People who participated in the feminist blogosphere also did other kinds of blogging, you see, and they took this concept with them when they switched spaced. Suddenly, trigger warnings were all over fandom, particularly the female-dominated side of fandom on Livejournal etc. And as people whose only exposure to the term was in fandom started using it more and more, semantic drift started setting in. People started using ‘trigger’ as a catch-all for things they didn’t like. The term went from specific and useful to vague and meaningless. This could maybe have been prevented by pushback from people in the same space who were more familiar with the original meaning, but a quirk of how feminist blog spaces work made this almost impossible. Because anything can plausibly be a trigger, and because nobody should have to litigate their traumatic experiences, and because feminist spaces tend (for good and obvious reasons) to be very big on believing survivors of trauma, it was considered extremely rude – offensive, even – to question somebody’s triggers. If someone said they were triggered by something, that was the end of the discussion; you took them at their word and moved on. This was a good rule when you were in a space where everyone was clear on the definitions and had a dedication to the same issues, but as ‘trigger warnings’ seeped out into more general use, it led to a lot of situations where the term ‘trigger’ was being tossed around cavalierly, and everyone else was more or less helpless to say anything about it.

And so ‘trigger warnings’ died as a useful term. The incorrect definition spread further and faster than the real one, and so became the de facto definition. It was no longer clear, when someone said that something was a trigger for them, whether they meant it was a trauma trigger or if it simply made them uncomfortable. And that matters a lot, because the level of severity between the two is huge.
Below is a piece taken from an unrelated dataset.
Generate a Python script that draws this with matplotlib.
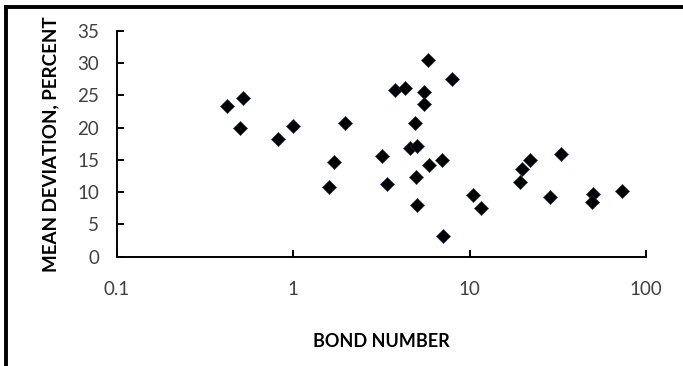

So does all of that mean you can expect me to post a bunch of graphic shit on you with no warnings? Well, no, because I’m not an asshole. Any discussion of sexual assault, graphic violence, sex, or other commonly upsetting material will still get put under a Read More with a warning before it letting you know what you’re getting into. Because even if you don’t have triggers, who wants to have that kind of stuff sprung on them out of nowhere? That’s just bad manners. But I’m not using the specific framework of trigger warnings, which means I will not be warning for unusual or esoteric triggers. Partly because doing so would be making myself responsible for your mental well-being, and I’ve already had enough of that for one lifetime, partly because there’s no way for me to distinguish between legitimate triggers and not-so-legit ones, and partly because as expressed above, their usefulness as a term has pretty well come to its end and I don’t feel like kicking the corpse is a particularly valuable use of time.

I understand that this may mean that some readers with esoteric triggers may have to stop following The Young Curmudgeon, and I’m not happy about that, but at the end of the day if you need to drop me for your mental health, I will not begrudge you. You have to look out for yourself.